- _Task_
Nothing outside the lines from the one containing "Rebuild this chart" down to the one containing "ana_my = [13.66, 8.55, 4.21, 2.13, 1.48, 1.02]" belongs in the copy; print that span exactly, both ends included, with pictures removed.

- _Data for processing_
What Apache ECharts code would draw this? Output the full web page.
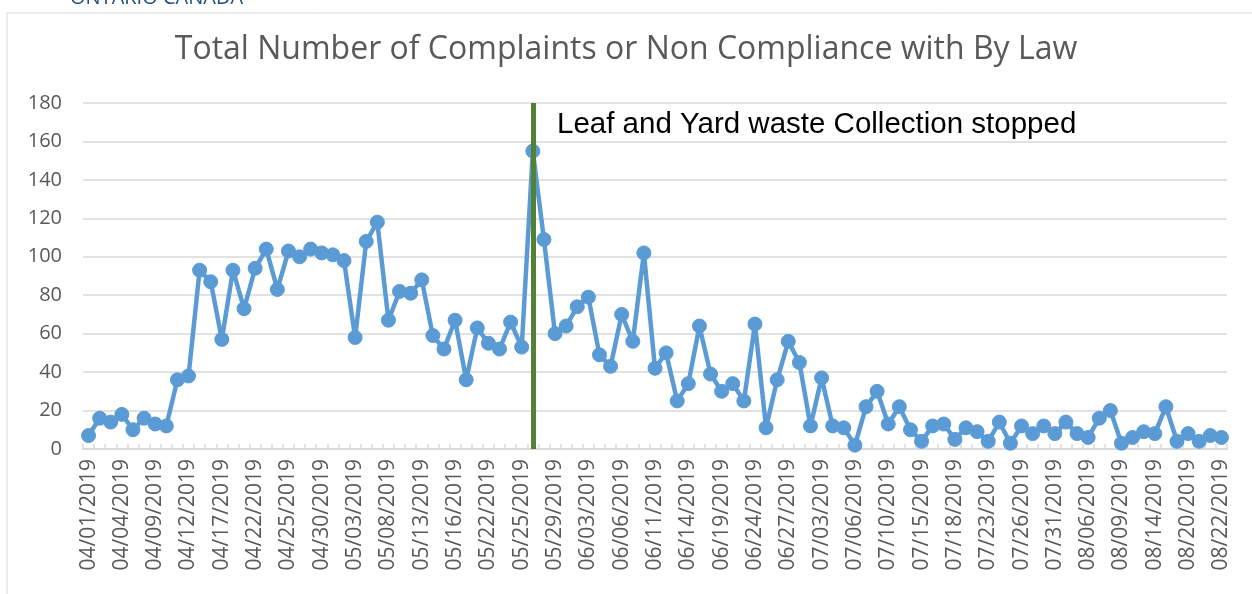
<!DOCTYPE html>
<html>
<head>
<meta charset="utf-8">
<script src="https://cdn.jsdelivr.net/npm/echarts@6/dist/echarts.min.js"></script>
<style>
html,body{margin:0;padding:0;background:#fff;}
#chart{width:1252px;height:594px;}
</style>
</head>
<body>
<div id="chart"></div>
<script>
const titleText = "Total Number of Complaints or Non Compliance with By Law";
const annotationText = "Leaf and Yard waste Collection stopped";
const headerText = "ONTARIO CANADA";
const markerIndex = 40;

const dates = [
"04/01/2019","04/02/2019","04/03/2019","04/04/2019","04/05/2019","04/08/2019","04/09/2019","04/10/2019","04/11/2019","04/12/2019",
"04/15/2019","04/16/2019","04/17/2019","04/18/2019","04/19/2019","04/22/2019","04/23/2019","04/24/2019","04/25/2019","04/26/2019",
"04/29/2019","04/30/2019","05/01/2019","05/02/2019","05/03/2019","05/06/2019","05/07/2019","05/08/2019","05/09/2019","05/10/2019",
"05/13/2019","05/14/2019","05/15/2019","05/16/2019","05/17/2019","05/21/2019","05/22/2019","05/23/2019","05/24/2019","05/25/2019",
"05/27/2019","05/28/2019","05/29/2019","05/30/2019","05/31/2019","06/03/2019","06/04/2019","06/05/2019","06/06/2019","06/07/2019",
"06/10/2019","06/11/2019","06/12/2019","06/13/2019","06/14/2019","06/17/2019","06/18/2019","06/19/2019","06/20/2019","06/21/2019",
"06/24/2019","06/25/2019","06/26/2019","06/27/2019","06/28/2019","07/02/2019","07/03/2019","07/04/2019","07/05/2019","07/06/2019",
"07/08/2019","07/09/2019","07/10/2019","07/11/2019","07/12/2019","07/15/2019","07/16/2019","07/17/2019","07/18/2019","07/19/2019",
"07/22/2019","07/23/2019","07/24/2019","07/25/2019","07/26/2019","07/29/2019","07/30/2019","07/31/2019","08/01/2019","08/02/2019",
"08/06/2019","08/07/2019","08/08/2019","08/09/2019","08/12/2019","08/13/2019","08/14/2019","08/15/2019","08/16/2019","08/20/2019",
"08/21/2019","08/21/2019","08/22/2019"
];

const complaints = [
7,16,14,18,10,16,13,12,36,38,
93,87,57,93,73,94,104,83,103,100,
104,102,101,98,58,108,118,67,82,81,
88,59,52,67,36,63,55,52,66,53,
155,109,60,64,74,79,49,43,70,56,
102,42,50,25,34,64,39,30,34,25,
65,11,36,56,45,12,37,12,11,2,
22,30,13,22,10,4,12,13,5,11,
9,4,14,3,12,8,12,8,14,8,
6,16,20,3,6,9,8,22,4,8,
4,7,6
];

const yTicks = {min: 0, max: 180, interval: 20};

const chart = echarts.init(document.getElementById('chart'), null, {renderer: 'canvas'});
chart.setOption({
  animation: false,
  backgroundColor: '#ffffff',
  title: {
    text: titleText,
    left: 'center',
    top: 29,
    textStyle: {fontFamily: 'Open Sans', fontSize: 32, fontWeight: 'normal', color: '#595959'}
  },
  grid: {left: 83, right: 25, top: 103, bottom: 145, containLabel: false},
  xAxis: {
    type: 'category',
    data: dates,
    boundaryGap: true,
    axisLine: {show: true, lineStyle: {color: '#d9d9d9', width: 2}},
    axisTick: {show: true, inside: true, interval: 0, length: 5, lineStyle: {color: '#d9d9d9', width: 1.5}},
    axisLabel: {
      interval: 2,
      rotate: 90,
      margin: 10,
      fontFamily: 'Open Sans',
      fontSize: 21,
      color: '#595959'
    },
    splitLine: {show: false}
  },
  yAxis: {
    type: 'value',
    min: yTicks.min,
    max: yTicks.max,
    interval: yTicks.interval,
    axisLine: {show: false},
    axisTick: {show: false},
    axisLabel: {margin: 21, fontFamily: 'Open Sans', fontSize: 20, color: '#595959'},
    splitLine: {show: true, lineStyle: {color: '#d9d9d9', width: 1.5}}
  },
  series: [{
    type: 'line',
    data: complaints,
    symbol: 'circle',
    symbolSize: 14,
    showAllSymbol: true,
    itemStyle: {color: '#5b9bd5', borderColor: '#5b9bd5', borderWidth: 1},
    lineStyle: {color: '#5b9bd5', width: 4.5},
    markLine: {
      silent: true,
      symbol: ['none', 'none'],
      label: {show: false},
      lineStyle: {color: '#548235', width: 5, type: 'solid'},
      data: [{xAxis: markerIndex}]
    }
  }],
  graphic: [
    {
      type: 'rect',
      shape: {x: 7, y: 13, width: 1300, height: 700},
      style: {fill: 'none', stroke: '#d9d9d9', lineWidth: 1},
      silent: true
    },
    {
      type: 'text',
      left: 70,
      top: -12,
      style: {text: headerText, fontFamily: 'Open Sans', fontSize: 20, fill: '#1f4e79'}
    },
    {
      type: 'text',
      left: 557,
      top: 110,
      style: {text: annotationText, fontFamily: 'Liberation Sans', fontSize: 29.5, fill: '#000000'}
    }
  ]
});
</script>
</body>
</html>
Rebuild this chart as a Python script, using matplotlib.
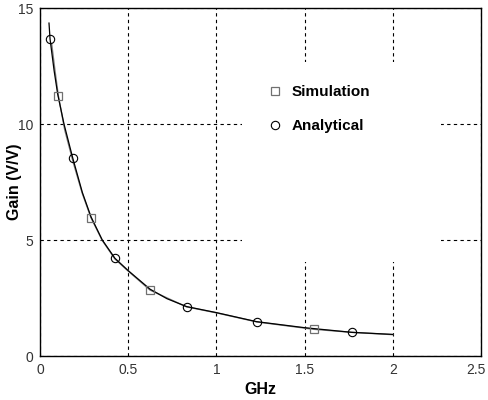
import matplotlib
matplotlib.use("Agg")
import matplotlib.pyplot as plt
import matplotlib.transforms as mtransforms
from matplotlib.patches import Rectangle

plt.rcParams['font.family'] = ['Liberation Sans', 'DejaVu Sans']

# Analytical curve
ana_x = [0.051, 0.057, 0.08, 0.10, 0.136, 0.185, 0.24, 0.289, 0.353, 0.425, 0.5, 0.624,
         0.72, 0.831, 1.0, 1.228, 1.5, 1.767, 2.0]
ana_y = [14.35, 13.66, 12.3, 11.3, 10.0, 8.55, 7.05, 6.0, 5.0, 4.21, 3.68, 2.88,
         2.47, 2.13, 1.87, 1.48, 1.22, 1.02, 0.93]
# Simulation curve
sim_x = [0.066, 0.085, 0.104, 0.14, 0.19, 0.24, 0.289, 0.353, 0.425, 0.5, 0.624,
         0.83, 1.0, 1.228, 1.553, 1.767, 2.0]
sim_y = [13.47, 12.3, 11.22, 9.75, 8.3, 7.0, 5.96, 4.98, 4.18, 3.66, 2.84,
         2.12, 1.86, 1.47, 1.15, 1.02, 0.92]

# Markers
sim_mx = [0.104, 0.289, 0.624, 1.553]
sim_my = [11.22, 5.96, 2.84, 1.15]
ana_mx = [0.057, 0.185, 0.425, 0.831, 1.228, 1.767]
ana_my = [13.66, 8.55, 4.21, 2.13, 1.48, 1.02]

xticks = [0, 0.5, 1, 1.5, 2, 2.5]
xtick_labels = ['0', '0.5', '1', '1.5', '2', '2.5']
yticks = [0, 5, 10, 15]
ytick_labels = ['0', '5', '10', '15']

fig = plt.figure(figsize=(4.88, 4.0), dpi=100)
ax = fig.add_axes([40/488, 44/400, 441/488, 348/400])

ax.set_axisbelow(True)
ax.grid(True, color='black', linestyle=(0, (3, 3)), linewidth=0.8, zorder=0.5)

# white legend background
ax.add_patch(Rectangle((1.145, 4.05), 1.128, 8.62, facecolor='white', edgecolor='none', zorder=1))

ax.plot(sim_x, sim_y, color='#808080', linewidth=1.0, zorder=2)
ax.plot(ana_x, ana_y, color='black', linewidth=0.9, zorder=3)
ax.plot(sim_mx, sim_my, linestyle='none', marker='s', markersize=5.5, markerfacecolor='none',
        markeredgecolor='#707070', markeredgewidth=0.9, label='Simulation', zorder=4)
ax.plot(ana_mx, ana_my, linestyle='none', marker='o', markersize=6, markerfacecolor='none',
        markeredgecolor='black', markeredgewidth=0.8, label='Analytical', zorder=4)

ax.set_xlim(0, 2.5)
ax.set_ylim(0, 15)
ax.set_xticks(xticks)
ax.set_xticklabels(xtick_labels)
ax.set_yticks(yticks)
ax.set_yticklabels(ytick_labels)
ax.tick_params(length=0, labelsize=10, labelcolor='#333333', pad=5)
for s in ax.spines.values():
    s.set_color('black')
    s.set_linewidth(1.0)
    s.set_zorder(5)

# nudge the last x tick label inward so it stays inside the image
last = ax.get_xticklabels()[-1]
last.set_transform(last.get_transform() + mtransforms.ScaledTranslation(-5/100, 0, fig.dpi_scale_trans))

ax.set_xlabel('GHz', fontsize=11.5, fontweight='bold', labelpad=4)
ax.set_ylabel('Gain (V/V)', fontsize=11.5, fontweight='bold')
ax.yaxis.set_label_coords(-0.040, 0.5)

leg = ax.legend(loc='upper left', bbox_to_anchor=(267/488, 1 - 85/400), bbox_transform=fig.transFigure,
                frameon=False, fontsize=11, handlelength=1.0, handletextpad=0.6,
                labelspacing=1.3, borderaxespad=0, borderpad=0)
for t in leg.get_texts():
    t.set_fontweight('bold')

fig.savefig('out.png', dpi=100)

- _Expected answer_
Rebuild this chart as a Python script, using matplotlib.
import matplotlib
matplotlib.use("Agg")
import matplotlib.pyplot as plt
import matplotlib.transforms as mtransforms
from matplotlib.patches import Rectangle

plt.rcParams['font.family'] = ['Liberation Sans', 'DejaVu Sans']

# Analytical curve
ana_x = [0.051, 0.057, 0.08, 0.10, 0.136, 0.185, 0.24, 0.289, 0.353, 0.425, 0.5, 0.624,
         0.72, 0.831, 1.0, 1.228, 1.5, 1.767, 2.0]
ana_y = [14.35, 13.66, 12.3, 11.3, 10.0, 8.55, 7.05, 6.0, 5.0, 4.21, 3.68, 2.88,
         2.47, 2.13, 1.87, 1.48, 1.22, 1.02, 0.93]
# Simulation curve
sim_x = [0.066, 0.085, 0.104, 0.14, 0.19, 0.24, 0.289, 0.353, 0.425, 0.5, 0.624,
         0.83, 1.0, 1.228, 1.553, 1.767, 2.0]
sim_y = [13.47, 12.3, 11.22, 9.75, 8.3, 7.0, 5.96, 4.98, 4.18, 3.66, 2.84,
         2.12, 1.86, 1.47, 1.15, 1.02, 0.92]

# Markers
sim_mx = [0.104, 0.289, 0.624, 1.553]
sim_my = [11.22, 5.96, 2.84, 1.15]
ana_mx = [0.057, 0.185, 0.425, 0.831, 1.228, 1.767]
ana_my = [13.66, 8.55, 4.21, 2.13, 1.48, 1.02]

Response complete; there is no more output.